Task to complete »
Copy, exactly and only, the lines from the one with "Recreate this image" up to and including the one with "(0,0) rectangle (709,1037);", leaving pictures out.

Material shown »
--------------------

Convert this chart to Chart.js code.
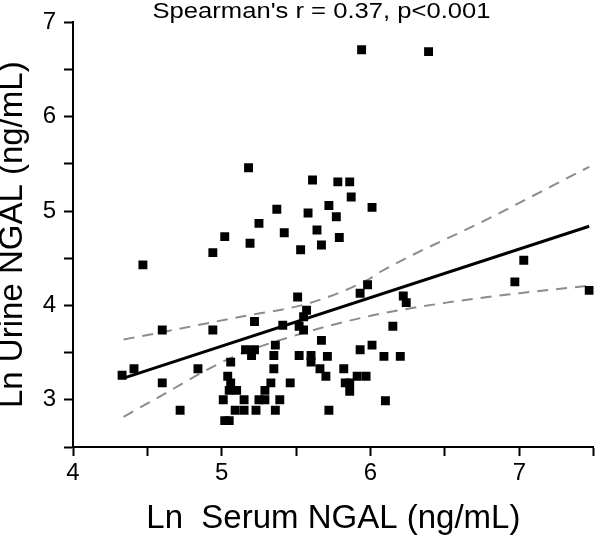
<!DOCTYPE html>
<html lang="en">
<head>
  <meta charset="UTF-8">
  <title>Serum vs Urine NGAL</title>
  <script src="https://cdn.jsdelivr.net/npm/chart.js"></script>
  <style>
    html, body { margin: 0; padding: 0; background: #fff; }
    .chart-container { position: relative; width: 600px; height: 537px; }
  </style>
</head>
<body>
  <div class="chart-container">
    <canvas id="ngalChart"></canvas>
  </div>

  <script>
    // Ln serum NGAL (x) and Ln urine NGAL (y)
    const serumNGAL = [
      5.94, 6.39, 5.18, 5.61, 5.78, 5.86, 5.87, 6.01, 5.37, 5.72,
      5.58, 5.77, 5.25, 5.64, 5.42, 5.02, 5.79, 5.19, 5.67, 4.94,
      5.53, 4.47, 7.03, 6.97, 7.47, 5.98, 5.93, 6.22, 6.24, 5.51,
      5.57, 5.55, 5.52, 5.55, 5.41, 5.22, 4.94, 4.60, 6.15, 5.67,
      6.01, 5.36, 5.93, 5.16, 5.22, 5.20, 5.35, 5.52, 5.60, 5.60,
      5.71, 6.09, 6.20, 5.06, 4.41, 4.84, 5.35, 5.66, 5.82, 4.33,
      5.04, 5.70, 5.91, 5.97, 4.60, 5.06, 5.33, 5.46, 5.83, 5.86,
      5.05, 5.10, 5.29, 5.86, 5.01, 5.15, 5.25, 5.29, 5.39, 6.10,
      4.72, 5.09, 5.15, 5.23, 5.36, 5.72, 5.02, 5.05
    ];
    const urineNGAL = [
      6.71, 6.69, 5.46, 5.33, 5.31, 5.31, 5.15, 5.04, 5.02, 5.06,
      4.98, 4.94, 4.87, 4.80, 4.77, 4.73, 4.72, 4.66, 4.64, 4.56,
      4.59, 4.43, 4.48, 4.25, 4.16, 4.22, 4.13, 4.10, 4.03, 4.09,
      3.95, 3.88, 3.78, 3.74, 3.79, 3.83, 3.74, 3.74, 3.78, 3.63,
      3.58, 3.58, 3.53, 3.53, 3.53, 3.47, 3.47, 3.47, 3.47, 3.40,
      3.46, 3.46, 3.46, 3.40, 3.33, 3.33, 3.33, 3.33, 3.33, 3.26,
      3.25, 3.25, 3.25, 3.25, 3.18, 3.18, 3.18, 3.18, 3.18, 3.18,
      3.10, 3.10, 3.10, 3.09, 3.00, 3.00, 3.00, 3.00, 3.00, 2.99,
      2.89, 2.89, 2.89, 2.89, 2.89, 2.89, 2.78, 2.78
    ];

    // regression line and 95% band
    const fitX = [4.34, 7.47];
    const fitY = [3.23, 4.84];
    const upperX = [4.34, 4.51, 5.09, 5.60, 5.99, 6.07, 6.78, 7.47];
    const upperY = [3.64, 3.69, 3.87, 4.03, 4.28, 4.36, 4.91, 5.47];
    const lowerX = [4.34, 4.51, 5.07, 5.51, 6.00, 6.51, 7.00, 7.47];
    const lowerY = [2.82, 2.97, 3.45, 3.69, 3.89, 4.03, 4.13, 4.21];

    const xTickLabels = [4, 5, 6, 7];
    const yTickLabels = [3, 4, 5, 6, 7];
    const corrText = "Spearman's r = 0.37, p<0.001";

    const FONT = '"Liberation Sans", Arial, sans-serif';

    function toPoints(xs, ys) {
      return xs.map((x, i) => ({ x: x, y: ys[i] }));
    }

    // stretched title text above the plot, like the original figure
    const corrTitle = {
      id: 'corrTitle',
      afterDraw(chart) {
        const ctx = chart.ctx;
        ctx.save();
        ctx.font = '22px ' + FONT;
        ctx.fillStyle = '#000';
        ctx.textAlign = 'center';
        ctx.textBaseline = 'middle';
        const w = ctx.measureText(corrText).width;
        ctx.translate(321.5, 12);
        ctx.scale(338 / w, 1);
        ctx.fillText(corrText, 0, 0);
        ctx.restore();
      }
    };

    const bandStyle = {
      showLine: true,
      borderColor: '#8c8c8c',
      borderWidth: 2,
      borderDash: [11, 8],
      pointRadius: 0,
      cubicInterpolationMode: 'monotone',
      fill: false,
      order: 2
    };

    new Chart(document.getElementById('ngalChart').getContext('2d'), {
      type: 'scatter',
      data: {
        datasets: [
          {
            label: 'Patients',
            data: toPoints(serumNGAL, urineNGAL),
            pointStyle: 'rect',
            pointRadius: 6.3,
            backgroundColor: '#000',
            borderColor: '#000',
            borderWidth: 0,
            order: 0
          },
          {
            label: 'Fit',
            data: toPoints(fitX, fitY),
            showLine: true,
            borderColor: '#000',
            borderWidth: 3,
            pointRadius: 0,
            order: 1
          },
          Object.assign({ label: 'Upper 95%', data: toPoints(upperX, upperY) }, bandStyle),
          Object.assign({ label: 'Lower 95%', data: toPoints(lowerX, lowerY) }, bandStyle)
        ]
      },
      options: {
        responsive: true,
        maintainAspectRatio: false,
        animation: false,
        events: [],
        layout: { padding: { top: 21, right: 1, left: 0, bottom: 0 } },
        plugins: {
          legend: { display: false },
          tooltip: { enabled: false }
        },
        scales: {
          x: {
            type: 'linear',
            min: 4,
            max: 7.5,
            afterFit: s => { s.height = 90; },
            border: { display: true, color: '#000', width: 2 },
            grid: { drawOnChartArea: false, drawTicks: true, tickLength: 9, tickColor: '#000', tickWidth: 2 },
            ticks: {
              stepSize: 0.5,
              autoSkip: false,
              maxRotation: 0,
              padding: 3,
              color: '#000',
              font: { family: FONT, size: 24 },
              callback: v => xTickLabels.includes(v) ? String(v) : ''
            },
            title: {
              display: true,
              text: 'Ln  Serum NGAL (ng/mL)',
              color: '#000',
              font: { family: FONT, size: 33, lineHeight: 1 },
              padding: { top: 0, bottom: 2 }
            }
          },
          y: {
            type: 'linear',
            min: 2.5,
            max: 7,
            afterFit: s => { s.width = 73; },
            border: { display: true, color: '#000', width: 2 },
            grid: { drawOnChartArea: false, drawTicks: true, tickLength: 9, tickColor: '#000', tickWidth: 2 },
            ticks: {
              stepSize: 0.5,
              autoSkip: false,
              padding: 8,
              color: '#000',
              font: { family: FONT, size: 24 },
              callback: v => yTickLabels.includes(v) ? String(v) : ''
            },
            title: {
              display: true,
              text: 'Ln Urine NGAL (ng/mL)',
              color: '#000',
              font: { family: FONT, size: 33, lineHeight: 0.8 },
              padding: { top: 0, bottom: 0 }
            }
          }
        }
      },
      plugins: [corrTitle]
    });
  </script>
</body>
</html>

--------------------

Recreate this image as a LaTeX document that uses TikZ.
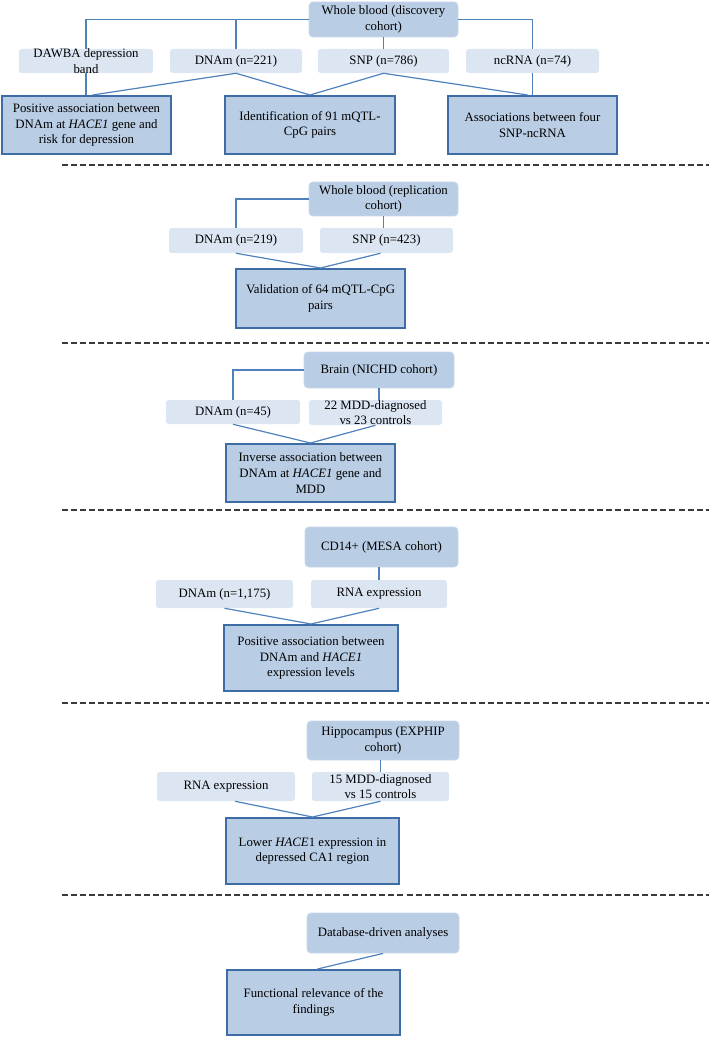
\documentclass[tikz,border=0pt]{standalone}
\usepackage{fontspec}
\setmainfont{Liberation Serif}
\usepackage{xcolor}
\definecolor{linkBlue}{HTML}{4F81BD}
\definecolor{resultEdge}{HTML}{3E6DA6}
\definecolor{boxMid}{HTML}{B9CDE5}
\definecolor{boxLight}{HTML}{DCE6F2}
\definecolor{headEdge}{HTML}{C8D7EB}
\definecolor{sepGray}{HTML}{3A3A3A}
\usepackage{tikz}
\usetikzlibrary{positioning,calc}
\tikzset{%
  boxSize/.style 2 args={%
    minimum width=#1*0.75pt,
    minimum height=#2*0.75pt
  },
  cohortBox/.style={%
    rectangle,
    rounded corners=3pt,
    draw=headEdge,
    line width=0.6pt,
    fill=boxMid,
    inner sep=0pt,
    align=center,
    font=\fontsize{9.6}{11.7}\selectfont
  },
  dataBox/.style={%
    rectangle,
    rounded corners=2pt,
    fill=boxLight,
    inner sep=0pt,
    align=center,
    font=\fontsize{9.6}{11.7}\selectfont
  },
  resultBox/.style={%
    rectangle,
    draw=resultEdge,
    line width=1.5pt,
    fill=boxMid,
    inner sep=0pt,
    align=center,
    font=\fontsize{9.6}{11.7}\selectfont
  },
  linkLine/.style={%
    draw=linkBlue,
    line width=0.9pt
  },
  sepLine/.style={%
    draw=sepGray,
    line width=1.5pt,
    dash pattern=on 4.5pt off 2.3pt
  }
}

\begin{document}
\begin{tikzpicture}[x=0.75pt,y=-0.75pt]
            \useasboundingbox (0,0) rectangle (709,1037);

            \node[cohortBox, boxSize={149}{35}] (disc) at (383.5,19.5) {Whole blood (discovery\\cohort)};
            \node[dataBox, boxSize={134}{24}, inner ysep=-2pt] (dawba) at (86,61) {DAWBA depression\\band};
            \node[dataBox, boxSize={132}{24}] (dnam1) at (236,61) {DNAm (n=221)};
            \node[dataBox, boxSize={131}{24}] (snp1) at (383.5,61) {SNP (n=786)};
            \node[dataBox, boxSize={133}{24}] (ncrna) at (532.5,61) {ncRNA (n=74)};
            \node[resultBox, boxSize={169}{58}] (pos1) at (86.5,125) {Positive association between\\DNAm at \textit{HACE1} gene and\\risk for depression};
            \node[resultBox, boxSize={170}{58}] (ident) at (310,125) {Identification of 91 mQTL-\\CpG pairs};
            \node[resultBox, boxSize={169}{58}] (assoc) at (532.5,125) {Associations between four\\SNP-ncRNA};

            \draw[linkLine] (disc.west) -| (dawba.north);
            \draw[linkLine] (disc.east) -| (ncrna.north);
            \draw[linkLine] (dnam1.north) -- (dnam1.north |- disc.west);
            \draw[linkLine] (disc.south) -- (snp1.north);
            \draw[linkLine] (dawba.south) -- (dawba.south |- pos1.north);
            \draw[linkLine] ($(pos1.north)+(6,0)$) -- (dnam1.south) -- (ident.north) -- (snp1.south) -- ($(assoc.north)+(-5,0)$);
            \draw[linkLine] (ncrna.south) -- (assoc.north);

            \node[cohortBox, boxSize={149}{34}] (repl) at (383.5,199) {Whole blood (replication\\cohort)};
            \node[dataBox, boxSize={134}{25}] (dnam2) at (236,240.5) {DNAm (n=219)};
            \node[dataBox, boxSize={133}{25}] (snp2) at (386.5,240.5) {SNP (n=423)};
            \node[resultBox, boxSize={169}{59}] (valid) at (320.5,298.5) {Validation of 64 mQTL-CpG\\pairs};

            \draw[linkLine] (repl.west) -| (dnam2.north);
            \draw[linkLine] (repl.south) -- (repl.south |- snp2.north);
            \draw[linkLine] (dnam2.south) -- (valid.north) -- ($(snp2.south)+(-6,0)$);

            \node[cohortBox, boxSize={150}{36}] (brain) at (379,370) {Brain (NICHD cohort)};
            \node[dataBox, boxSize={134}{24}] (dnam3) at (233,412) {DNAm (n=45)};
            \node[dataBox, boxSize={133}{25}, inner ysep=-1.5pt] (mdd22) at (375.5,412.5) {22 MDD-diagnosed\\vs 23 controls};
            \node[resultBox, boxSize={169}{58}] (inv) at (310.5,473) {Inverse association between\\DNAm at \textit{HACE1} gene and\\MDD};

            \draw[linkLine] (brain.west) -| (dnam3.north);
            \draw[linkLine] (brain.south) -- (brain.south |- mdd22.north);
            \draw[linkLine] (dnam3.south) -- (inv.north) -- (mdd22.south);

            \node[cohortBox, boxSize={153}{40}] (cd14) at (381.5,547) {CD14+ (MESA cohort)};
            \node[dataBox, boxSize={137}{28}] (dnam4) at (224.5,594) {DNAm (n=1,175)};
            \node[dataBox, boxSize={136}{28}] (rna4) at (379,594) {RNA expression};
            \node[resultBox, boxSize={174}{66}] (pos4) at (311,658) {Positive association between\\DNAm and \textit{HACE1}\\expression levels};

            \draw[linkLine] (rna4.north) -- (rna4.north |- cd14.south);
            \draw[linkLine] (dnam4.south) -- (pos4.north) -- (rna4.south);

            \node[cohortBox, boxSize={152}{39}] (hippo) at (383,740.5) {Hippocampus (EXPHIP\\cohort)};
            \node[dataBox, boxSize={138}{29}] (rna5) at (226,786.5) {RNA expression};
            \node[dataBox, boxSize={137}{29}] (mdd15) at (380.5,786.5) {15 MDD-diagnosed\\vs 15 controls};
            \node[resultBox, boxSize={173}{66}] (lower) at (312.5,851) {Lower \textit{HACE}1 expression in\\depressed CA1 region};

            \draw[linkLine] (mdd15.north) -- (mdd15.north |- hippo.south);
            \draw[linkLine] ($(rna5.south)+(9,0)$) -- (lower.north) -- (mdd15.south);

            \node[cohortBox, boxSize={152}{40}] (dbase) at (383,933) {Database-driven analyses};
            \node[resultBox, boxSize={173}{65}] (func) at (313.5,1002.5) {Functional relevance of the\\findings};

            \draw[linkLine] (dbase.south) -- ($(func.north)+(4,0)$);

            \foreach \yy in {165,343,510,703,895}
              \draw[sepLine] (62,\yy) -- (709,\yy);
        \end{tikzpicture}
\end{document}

--------------------

Full output »
Recreate this image as a LaTeX document that uses TikZ.
\documentclass[tikz,border=0pt]{standalone}
\usepackage{fontspec}
\setmainfont{Liberation Serif}
\usepackage{xcolor}
\definecolor{linkBlue}{HTML}{4F81BD}
\definecolor{resultEdge}{HTML}{3E6DA6}
\definecolor{boxMid}{HTML}{B9CDE5}
\definecolor{boxLight}{HTML}{DCE6F2}
\definecolor{headEdge}{HTML}{C8D7EB}
\definecolor{sepGray}{HTML}{3A3A3A}
\usepackage{tikz}
\usetikzlibrary{positioning,calc}
\tikzset{%
  boxSize/.style 2 args={%
    minimum width=#1*0.75pt,
    minimum height=#2*0.75pt
  },
  cohortBox/.style={%
    rectangle,
    rounded corners=3pt,
    draw=headEdge,
    line width=0.6pt,
    fill=boxMid,
    inner sep=0pt,
    align=center,
    font=\fontsize{9.6}{11.7}\selectfont
  },
  dataBox/.style={%
    rectangle,
    rounded corners=2pt,
    fill=boxLight,
    inner sep=0pt,
    align=center,
    font=\fontsize{9.6}{11.7}\selectfont
  },
  resultBox/.style={%
    rectangle,
    draw=resultEdge,
    line width=1.5pt,
    fill=boxMid,
    inner sep=0pt,
    align=center,
    font=\fontsize{9.6}{11.7}\selectfont
  },
  linkLine/.style={%
    draw=linkBlue,
    line width=0.9pt
  },
  sepLine/.style={%
    draw=sepGray,
    line width=1.5pt,
    dash pattern=on 4.5pt off 2.3pt
  }
}

\begin{document}
\begin{tikzpicture}[x=0.75pt,y=-0.75pt]
            \useasboundingbox (0,0) rectangle (709,1037);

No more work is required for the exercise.